Since then, she got divorced from her husband of two years, Dalton Gomez, and started a romance with Ethan Slater, her co-star in the upcoming movie version of the hit musical “Wicked.” An overall narrative arc of heartbreak and new love unfolds on “Eternal Sunshine.” But, in a departure from her last several albums — one of which featured a song named for Pete Davidson, the comedian to whom she was then engaged — Grande stops short of explicit nods to autobiography and lets sweeping, wholehearted emotion tell the story.
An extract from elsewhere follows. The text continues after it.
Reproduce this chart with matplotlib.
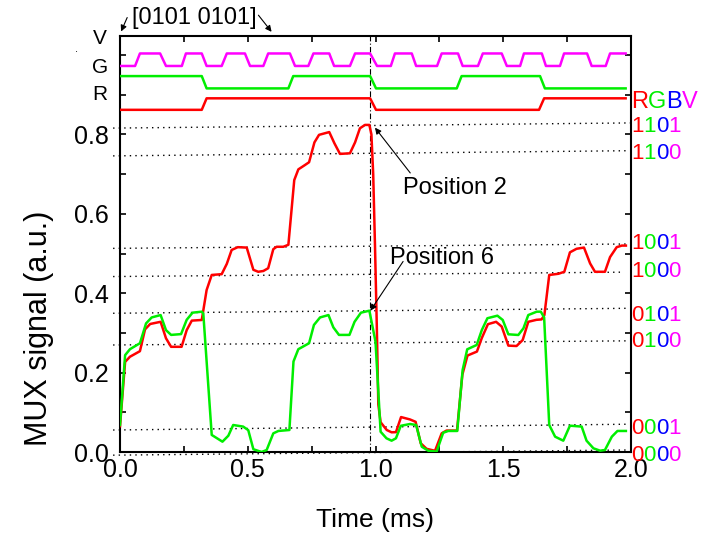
import matplotlib
matplotlib.use("Agg")
import matplotlib.pyplot as plt
from matplotlib.offsetbox import TextArea, HPacker, AnnotationBbox

plt.rcParams['font.family'] = ['Liberation Sans', 'DejaVu Sans']

# ---------------- data ----------------
# MUX analog signals (time in ms, signal in a.u.)
t_red = [0.000, 0.020, 0.039, 0.078, 0.098, 0.118, 0.159, 0.180, 0.200, 0.241, 0.261, 0.281, 0.320,
         0.339, 0.359, 0.398, 0.418, 0.437, 0.461, 0.496, 0.522, 0.541, 0.561, 0.580, 0.600, 0.613,
         0.639, 0.659, 0.682, 0.698, 0.724, 0.740, 0.761, 0.779, 0.819, 0.839, 0.861, 0.900, 0.920,
         0.939, 0.959, 0.976, 0.984, 0.991, 0.998, 1.005, 1.011, 1.020, 1.044, 1.063, 1.080, 1.100,
         1.135, 1.157, 1.177, 1.200, 1.233, 1.259, 1.278, 1.319, 1.340, 1.360, 1.397, 1.416, 1.440,
         1.472, 1.494, 1.520, 1.552, 1.576, 1.598, 1.630, 1.650, 1.661, 1.680, 1.716, 1.739, 1.761,
         1.787, 1.816, 1.840, 1.859, 1.898, 1.918, 1.944, 1.964, 1.980]
v_red = [0.065, 0.227, 0.240, 0.254, 0.309, 0.3225, 0.328, 0.2865, 0.265, 0.265, 0.307, 0.331, 0.3326,
         0.408, 0.446, 0.448, 0.474, 0.509, 0.516, 0.515, 0.459, 0.454, 0.456, 0.463, 0.511, 0.517,
         0.517, 0.522, 0.685, 0.712, 0.723, 0.730, 0.780, 0.799, 0.806, 0.778, 0.751, 0.7525, 0.780,
         0.8155, 0.824, 0.824, 0.800, 0.700, 0.520, 0.320, 0.120, 0.075, 0.0554, 0.0496, 0.050, 0.088,
         0.082, 0.076, 0.022, 0.008, 0.003, 0.047, 0.054, 0.054, 0.195, 0.243, 0.253, 0.287, 0.322,
         0.328, 0.316, 0.268, 0.267, 0.282, 0.328, 0.333, 0.334, 0.345, 0.446, 0.449, 0.454, 0.503,
         0.512, 0.515, 0.475, 0.454, 0.454, 0.491, 0.516, 0.520, 0.520]

t_green = [0.000, 0.020, 0.039, 0.078, 0.102, 0.124, 0.159, 0.180, 0.200, 0.239, 0.261, 0.284, 0.320,
           0.326, 0.359, 0.401, 0.424, 0.443, 0.482, 0.502, 0.522, 0.554, 0.574, 0.600, 0.620, 0.663,
           0.679, 0.698, 0.740, 0.759, 0.783, 0.816, 0.835, 0.857, 0.898, 0.918, 0.943, 0.976, 1.000,
           1.020, 1.043, 1.063, 1.080, 1.099, 1.135, 1.159, 1.181, 1.207, 1.239, 1.265, 1.285, 1.320,
           1.341, 1.359, 1.396, 1.416, 1.438, 1.477, 1.498, 1.520, 1.559, 1.579, 1.598, 1.631, 1.647,
           1.660, 1.680, 1.703, 1.735, 1.761, 1.807, 1.826, 1.853, 1.879, 1.898, 1.925, 1.947, 1.980]
v_green = [0.068, 0.244, 0.259, 0.274, 0.324, 0.339, 0.345, 0.307, 0.295, 0.297, 0.333, 0.351, 0.3535,
           0.349, 0.043, 0.026, 0.041, 0.068, 0.064, 0.055, 0.007, 0.000, 0.005, 0.047, 0.053, 0.0554,
           0.228, 0.259, 0.274, 0.320, 0.339, 0.345, 0.314, 0.295, 0.295, 0.328, 0.351, 0.356, 0.278,
           0.051, 0.0345, 0.0285, 0.0345, 0.066, 0.0705, 0.068, 0.0134, 0.003, 0.001, 0.0486, 0.053, 0.053,
           0.2066, 0.2587, 0.2696, 0.307, 0.337, 0.3434, 0.3326, 0.2965, 0.2948, 0.3116, 0.345, 0.3535,
           0.3535, 0.339, 0.068, 0.0386, 0.0285, 0.0663, 0.064, 0.0285, 0.0093, 0.0033, 0.005, 0.0386,
           0.053, 0.053]

# digital drive signals
t_V = [0.000, 0.059, 0.078, 0.157, 0.180, 0.242, 0.258, 0.320, 0.339, 0.398, 0.418, 0.489, 0.509,
       0.561, 0.580, 0.665, 0.685, 0.737, 0.757, 0.819, 0.838, 0.900, 0.920, 0.979, 1.006, 1.060,
       1.076, 1.142, 1.159, 1.241, 1.259, 1.323, 1.341, 1.401, 1.420, 1.494, 1.514, 1.566, 1.581,
       1.651, 1.667, 1.722, 1.738, 1.828, 1.846, 1.901, 1.918, 1.979]
s_V = [0, 0, 1, 1, 0, 0, 1, 1, 0, 0, 1, 1, 0, 0, 1, 1, 0, 0, 1, 1, 0, 0, 1, 1, 0, 0,
       1, 1, 0, 0, 1, 1, 0, 0, 1, 1, 0, 0, 1, 1, 0, 0, 1, 1, 0, 0, 1, 1]
V_low, V_high = 0.9725, 1.004

t_G = [0.000, 0.320, 0.339, 0.659, 0.678, 0.979, 1.002, 1.318, 1.337, 1.644, 1.663, 1.979]
s_G = [1, 1, 0, 0, 1, 1, 0, 0, 1, 1, 0, 0]
G_low, G_high = 0.916, 0.947

t_R = [0.000, 0.320, 0.339, 0.979, 1.002, 1.640, 1.660, 1.979]
s_R = [0, 0, 1, 1, 0, 0, 1, 1]
R_low, R_high = 0.862, 0.891

# reference levels (dotted lines) and their RGBV codes
codes = ['1101', '1100', '1001', '1000', '0101', '0100', '0001', '0000']
level_left = [0.816, 0.746, 0.513, 0.442, 0.3495, 0.2696, 0.0554, -0.008]
level_right = [0.829, 0.759, 0.524, 0.453, 0.362, 0.280, 0.070, 0.005]
level_end = [1.996, 1.988, 1.983, 1.957, 1.983, 1.983, 1.988, 1.983]
code_label_y = [0.819, 0.753, 0.525, 0.4535, 0.345, 0.278, 0.060, -0.008]
level_start = -0.027

x_ticks = [0.0, 0.5, 1.0, 1.5, 2.0]
y_ticks = [0.0, 0.2, 0.4, 0.6, 0.8]
bit_colors = ['#ff0000', '#00ee00', '#0000ff', '#ff00ff']

# ---------------- figure ----------------
fig = plt.figure(figsize=(7.09, 5.39), dpi=100)
ax = fig.add_axes([120 / 709, 1 - 452 / 539, 511 / 709, 416 / 539])
ax.set_xlim(0, 2.0)
ax.set_ylim(0.0, 1.048)

# dotted reference lines
for yl, yr, xe in zip(level_left, level_right, level_end):
    ax.plot([level_start, xe], [yl, yr], color='black', lw=1.0, ls=(0, (1, 3)), clip_on=False, zorder=1)

# vertical dash-dot marker
ax.axvline(0.978, color='black', lw=0.8, ls=(0, (5, 2, 1, 2)), zorder=1)

# digital traces
def levels(states, lo, hi):
    return [hi if s else lo for s in states]

ax.plot(t_V, levels(s_V, V_low, V_high), color='#ff00ff', lw=1.8, zorder=3)
ax.plot(t_G, levels(s_G, G_low, G_high), color='#00ee00', lw=1.8, zorder=3)
ax.plot(t_R, levels(s_R, R_low, R_high), color='#ff0000', lw=1.8, zorder=3)

# analog curves
ax.plot(t_red, v_red, color='#ff0000', lw=1.8, zorder=3)
ax.plot(t_green, v_green, color='#00ee00', lw=1.8, zorder=4)

# ticks
ax.set_xticks(x_ticks)
ax.set_xticklabels(['%.1f' % v for v in x_ticks])
ax.set_xticks([0.25, 0.75, 1.25, 1.75], minor=True)
ax.set_yticks(y_ticks)
ax.set_yticklabels(['%.1f' % v for v in y_ticks])
ax.set_yticks([0.1, 0.3, 0.5, 0.7, 0.9, 1.0], minor=True)
ax.tick_params(which='both', direction='in', top=True, right=True, length=4, width=1.2)
ax.tick_params(axis='y', labelsize=18, pad=8)
ax.tick_params(axis='x', labelsize=18, pad=4)
for sp in ax.spines.values():
    sp.set_linewidth(1.5)

# axis titles
fig.text(375 / 709, 1 - 520 / 539, 'Time (ms)', fontsize=19, ha='center', va='center')
fig.text(39 / 709, 1 - 328 / 539, 'MUX signal (a.u.)', fontsize=22, ha='center', va='center',
         rotation=90)

# left labels for the digital traces
for lab, yv in zip(['V', 'G', 'R'], [1.0405, 0.969, 0.8995]):
    ax.annotate(lab, xy=(-0.039, yv), xycoords=('axes fraction', 'data'), ha='center', va='center',
                fontsize=15, annotation_clip=False)
fig.text(76 / 709, 1 - 49 / 539, '.', fontsize=8, ha='center', va='center')

# multi-coloured labels on the right
def colored_label(text, yv, size):
    boxes = [TextArea(ch, textprops=dict(color=c, fontsize=size)) for ch, c in zip(text, bit_colors)]
    pack = HPacker(children=boxes, align='baseline', pad=0, sep=0)
    ab = AnnotationBbox(pack, (1.0, yv), xycoords=('axes fraction', 'data'), box_alignment=(0, 0.5),
                        frameon=False, pad=0.05, annotation_clip=False)
    ax.add_artist(ab)

colored_label('RGBV', 0.882, 17)
for code, yv in zip(codes, code_label_y):
    colored_label(code, yv, 16)

# annotations
arrow = dict(arrowstyle='-|>', color='black', lw=0.8, mutation_scale=9, shrinkA=0, shrinkB=0)
ax.annotate('', xy=(0.998, 0.817), xytext=(1.136, 0.703), arrowprops=arrow)
ax.text(1.108, 0.666, 'Position 2', fontsize=17, ha='left', va='center')
ax.annotate('', xy=(0.980, 0.356), xytext=(1.108, 0.480), arrowprops=arrow)
ax.text(1.057, 0.488, 'Position 6', fontsize=17, ha='left', va='center')

fig.text(132 / 709, 1 - 18 / 539, '[0101 0101]', fontsize=17, ha='left', va='center')
fig.add_artist(matplotlib.patches.FancyArrowPatch((128.3 / 709, 1 - 15 / 539), (120 / 709, 1 - 34 / 539),
               transform=fig.transFigure, arrowstyle='-|>', mutation_scale=9, color='black', lw=0.8))
fig.add_artist(matplotlib.patches.FancyArrowPatch((256.7 / 709, 1 - 13 / 539), (273.3 / 709, 1 - 34 / 539),
               transform=fig.transFigure, arrowstyle='-|>', mutation_scale=9, color='black', lw=0.8))

fig.savefig('out.png', dpi=100)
“Eternal Sunshine” is Grande’s most sustained collaboration with pop’s own Wizard of Oz, the Swedish hitmaker Max Martin, with whom she wrote or produced 11 of its 13 tracks. (Ilya Salmanzadeh, a longtime collaborator of both Grande and Martin, also helped write and produce much of the album.) Unsurprisingly, this is one of Grande’s most meticulously crafted and texturally consistent releases — it sounds as expensive as the gleaming treasures she sang about on “7 Rings” — though it lacks the whispered asides, rough edges and irreverent humor that made those last two albums so fun. Still, “Eternal Sunshine” is awash in lavish atmosphere, adventurous melodies and an emotional weight that brings a new sophistication to Grande’s songcraft.

On a brief introduction subtitled “End of the World,” Grande expresses doubts about a relationship and pops a burning question in the glowing lower depths of her register: “If it all ended tomorrow, would I be the one on your mind?” The answer lies in the title of the following song: “Bye.”